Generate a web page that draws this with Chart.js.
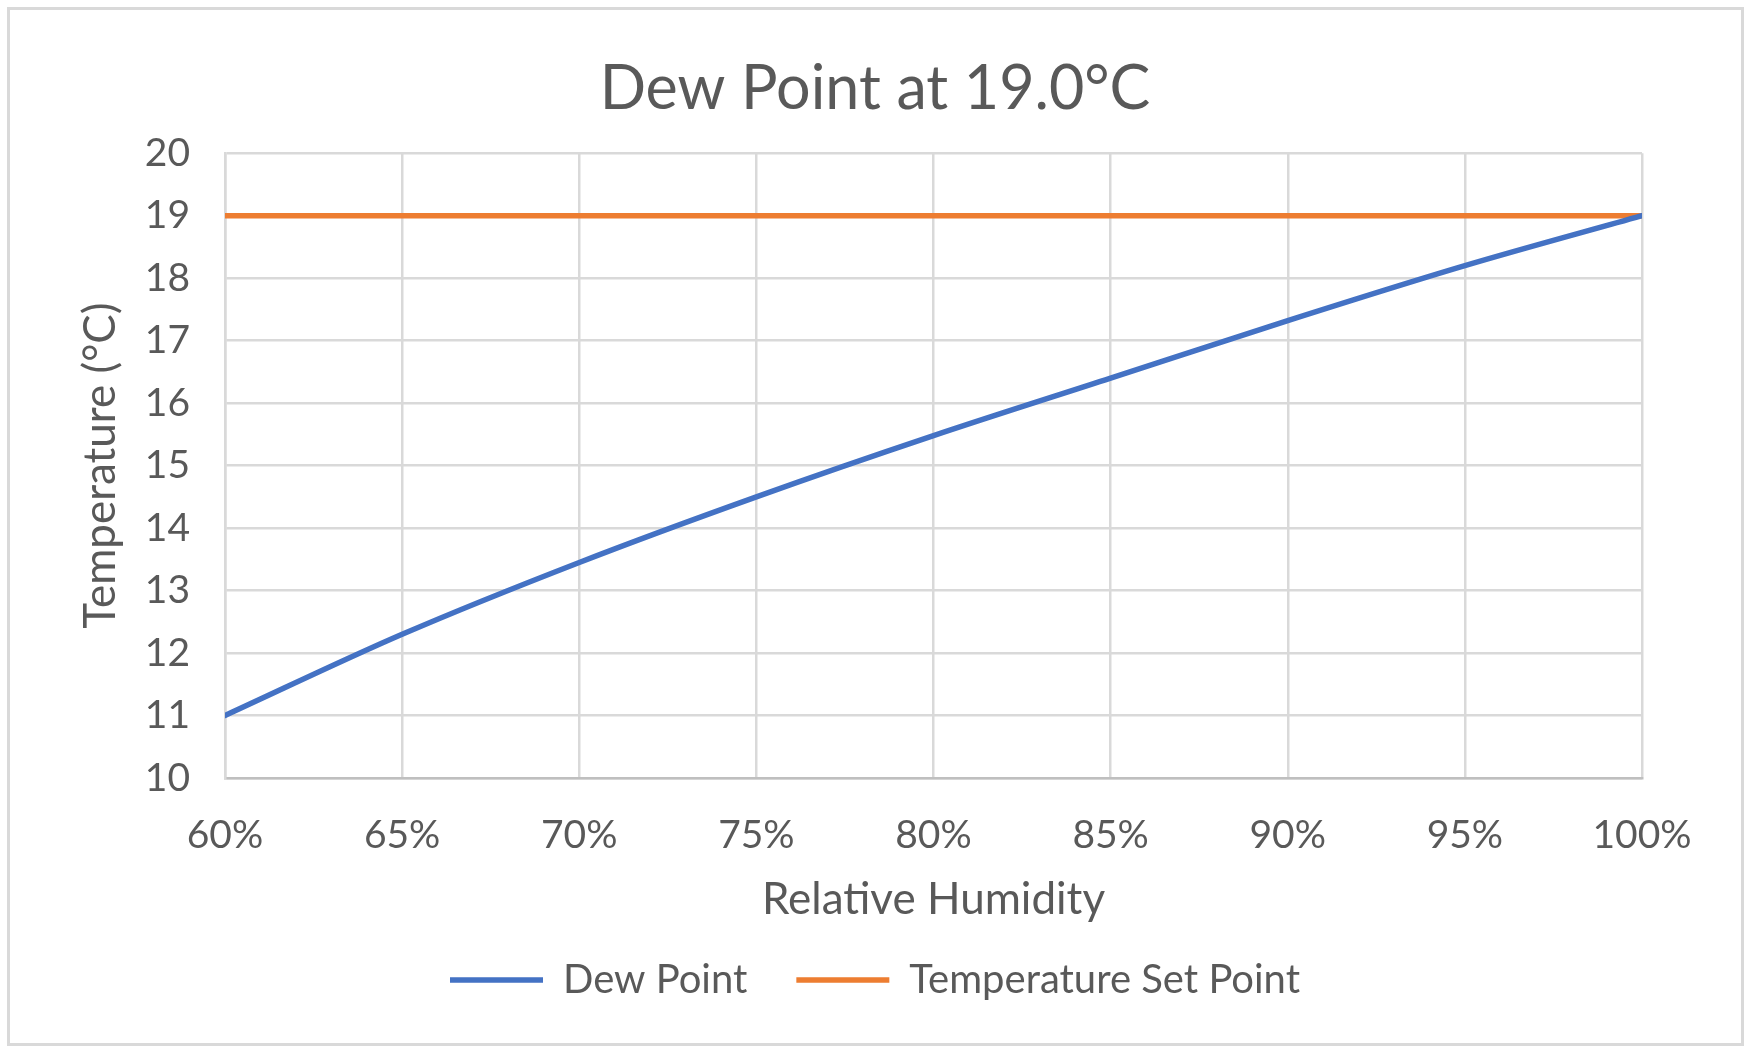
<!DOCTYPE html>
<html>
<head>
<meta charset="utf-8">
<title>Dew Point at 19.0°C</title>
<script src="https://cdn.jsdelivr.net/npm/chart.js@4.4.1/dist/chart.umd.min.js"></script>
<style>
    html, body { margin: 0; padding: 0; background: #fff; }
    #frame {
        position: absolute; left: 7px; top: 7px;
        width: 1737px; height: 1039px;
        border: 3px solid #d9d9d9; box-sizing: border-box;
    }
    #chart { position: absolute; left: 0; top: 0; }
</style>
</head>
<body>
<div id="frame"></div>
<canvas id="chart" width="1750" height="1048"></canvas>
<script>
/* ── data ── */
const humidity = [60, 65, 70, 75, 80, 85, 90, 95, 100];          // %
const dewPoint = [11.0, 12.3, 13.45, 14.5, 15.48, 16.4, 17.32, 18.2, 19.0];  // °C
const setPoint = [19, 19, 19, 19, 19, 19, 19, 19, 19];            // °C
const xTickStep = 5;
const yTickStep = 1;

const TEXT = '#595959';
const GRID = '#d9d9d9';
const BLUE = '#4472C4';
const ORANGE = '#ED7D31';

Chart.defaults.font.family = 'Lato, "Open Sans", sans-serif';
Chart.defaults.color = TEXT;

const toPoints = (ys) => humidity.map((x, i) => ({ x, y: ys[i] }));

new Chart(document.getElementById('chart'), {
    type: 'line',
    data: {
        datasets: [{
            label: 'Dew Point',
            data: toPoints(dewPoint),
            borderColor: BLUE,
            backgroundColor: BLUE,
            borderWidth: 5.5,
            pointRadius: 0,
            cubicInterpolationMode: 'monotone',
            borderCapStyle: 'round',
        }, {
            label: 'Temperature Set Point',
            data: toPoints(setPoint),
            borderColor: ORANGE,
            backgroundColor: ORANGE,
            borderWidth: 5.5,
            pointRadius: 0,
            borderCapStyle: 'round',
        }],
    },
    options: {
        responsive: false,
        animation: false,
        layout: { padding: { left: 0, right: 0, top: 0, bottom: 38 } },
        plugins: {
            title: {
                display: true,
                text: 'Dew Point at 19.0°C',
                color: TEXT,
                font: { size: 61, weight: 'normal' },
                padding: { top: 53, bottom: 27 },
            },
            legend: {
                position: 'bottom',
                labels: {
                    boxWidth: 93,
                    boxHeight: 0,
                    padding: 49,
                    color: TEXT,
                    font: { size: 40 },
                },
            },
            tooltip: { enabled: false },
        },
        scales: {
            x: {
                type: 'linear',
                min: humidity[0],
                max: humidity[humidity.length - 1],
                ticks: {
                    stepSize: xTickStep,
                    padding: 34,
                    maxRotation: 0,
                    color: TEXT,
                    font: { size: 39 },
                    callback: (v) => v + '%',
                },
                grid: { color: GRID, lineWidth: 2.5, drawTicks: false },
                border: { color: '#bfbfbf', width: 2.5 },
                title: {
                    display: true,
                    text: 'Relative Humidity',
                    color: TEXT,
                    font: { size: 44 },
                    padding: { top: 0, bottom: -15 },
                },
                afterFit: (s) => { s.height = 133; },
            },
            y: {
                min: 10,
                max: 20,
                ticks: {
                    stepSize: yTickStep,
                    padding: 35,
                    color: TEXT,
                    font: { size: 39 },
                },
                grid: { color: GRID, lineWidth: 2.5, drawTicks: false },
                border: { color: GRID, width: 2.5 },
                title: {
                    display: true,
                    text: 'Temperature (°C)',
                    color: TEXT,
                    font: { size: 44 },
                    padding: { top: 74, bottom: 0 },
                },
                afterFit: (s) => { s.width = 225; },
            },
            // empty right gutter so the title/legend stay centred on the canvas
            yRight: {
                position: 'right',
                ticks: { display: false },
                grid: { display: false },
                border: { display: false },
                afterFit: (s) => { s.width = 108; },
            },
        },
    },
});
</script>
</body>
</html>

* Problem to solve *
With the pictures left out, restate word for word every line of the data above, from the first down to the line that contains "const toPoints = (ys)".

* Complete response *
Generate a web page that draws this with Chart.js.
<!DOCTYPE html>
<html>
<head>
<meta charset="utf-8">
<title>Dew Point at 19.0°C</title>
<script src="https://cdn.jsdelivr.net/npm/chart.js@4.4.1/dist/chart.umd.min.js"></script>
<style>
    html, body { margin: 0; padding: 0; background: #fff; }
    #frame {
        position: absolute; left: 7px; top: 7px;
        width: 1737px; height: 1039px;
        border: 3px solid #d9d9d9; box-sizing: border-box;
    }
    #chart { position: absolute; left: 0; top: 0; }
</style>
</head>
<body>
<div id="frame"></div>
<canvas id="chart" width="1750" height="1048"></canvas>
<script>
/* ── data ── */
const humidity = [60, 65, 70, 75, 80, 85, 90, 95, 100];          // %
const dewPoint = [11.0, 12.3, 13.45, 14.5, 15.48, 16.4, 17.32, 18.2, 19.0];  // °C
const setPoint = [19, 19, 19, 19, 19, 19, 19, 19, 19];            // °C
const xTickStep = 5;
const yTickStep = 1;

const TEXT = '#595959';
const GRID = '#d9d9d9';
const BLUE = '#4472C4';
const ORANGE = '#ED7D31';

Chart.defaults.font.family = 'Lato, "Open Sans", sans-serif';
Chart.defaults.color = TEXT;

const toPoints = (ys) => humidity.map((x, i) => ({ x, y: ys[i] }));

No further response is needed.